>> BEGIN Listed records

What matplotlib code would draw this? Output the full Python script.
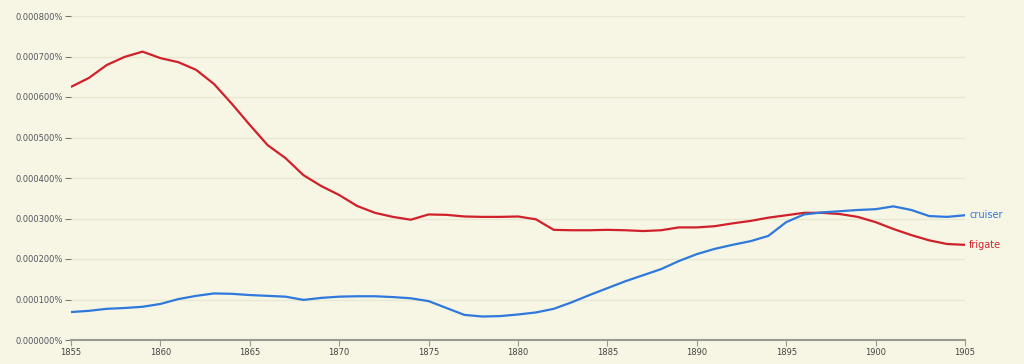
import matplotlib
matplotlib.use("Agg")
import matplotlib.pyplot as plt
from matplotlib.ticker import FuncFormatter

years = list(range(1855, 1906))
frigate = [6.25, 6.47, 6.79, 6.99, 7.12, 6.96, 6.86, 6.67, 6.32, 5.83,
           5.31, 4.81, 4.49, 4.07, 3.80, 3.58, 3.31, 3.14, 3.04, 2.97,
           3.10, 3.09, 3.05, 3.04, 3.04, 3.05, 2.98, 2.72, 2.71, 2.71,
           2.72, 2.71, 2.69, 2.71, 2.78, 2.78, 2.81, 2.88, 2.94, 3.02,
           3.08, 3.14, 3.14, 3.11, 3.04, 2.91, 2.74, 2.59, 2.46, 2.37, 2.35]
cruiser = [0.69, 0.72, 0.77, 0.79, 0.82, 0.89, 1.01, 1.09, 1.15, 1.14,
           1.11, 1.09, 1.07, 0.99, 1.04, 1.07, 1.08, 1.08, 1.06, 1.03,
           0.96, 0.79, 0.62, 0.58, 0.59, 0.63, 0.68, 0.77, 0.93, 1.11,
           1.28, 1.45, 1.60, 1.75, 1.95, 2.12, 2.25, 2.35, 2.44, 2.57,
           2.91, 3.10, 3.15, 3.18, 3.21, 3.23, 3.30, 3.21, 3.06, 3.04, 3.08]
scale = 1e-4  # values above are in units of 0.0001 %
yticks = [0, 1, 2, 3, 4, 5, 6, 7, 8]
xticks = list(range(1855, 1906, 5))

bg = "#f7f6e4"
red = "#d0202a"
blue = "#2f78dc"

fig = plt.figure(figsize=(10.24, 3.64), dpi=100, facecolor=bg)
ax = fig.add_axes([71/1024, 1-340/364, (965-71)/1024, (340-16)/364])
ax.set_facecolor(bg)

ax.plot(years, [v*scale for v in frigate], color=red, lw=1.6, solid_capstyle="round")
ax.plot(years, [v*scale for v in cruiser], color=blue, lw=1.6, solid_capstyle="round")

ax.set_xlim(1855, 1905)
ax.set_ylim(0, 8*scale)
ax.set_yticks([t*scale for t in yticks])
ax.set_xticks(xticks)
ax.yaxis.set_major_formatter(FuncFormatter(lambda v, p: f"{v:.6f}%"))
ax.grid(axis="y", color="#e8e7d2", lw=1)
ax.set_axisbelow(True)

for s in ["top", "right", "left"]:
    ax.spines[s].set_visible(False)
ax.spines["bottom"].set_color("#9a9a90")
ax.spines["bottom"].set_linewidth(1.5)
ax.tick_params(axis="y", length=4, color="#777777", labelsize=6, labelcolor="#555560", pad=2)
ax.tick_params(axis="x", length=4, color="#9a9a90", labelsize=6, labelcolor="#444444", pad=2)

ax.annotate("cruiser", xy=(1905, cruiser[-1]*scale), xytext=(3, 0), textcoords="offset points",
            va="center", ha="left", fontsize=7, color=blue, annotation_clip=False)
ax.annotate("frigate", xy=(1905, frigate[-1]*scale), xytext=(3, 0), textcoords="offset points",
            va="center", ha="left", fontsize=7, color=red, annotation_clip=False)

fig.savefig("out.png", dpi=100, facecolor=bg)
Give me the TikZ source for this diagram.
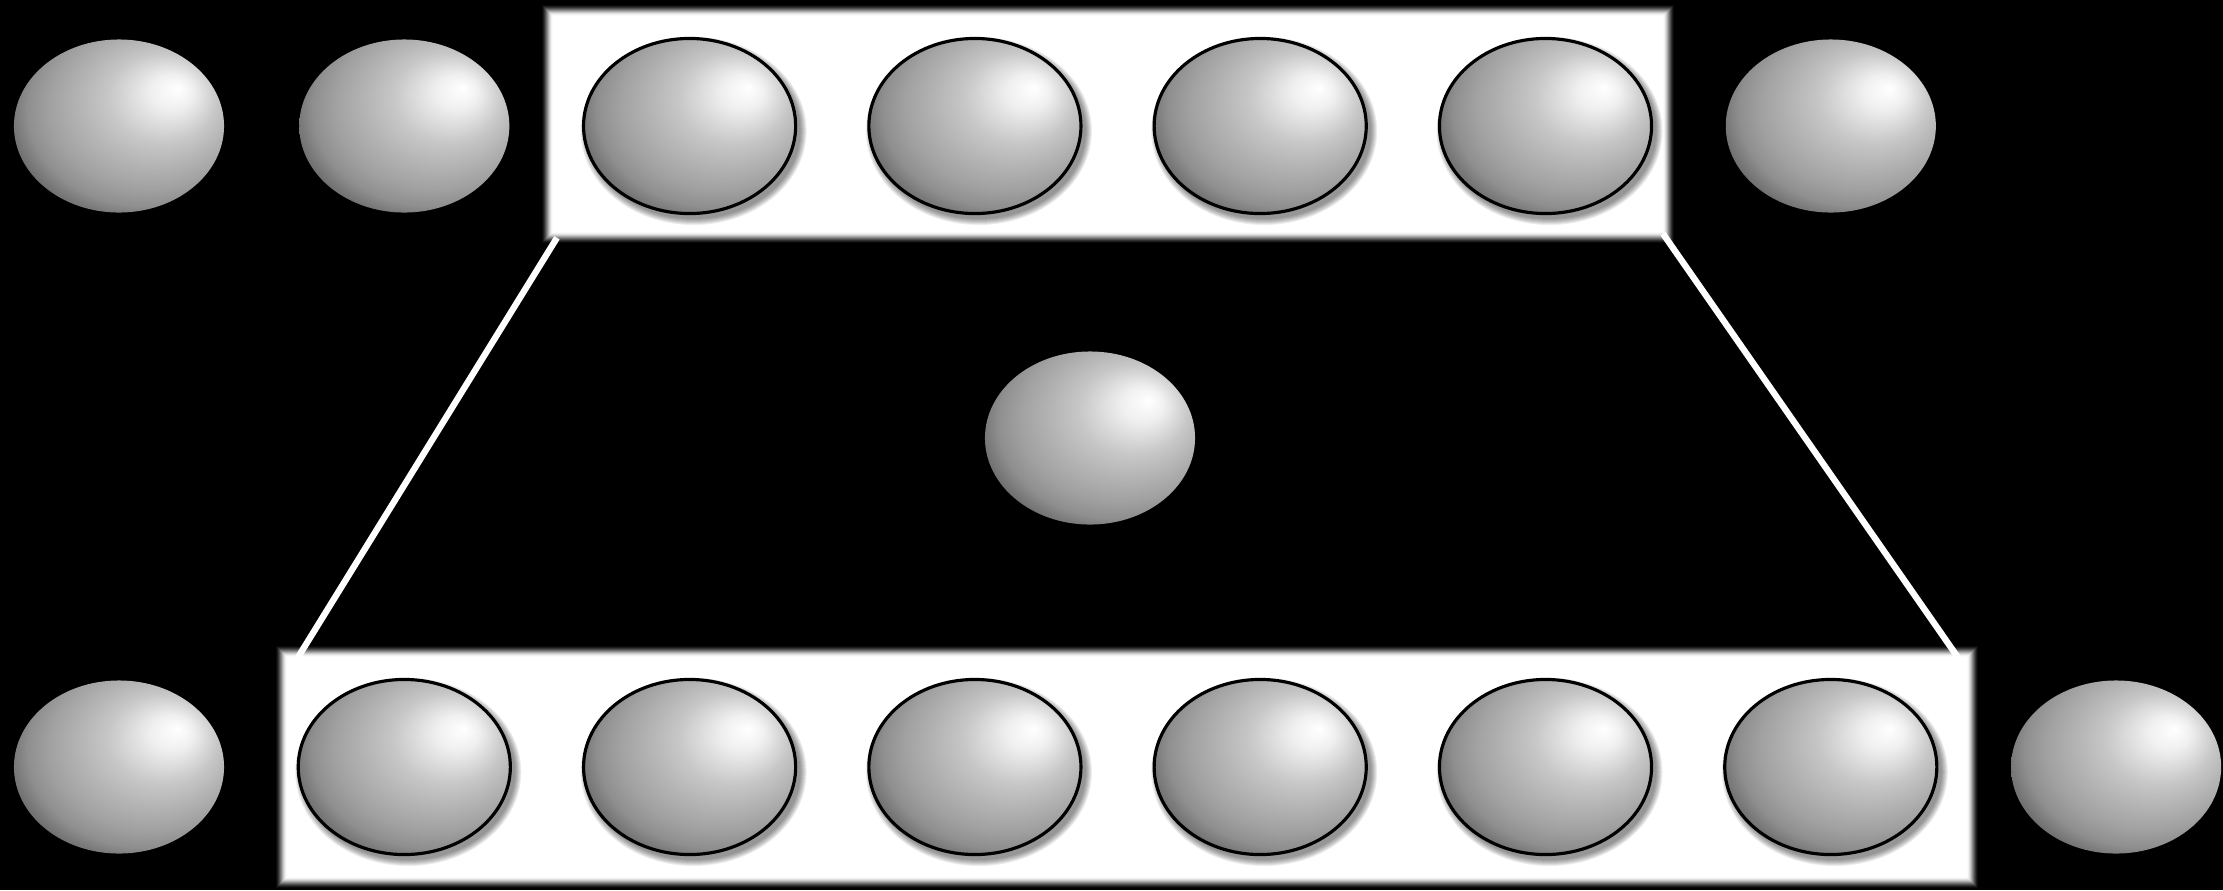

>> END Listed records

## Given instruction
Report the number of lines in the listing where the string "this" appears, and nothing besides.

## Task output
2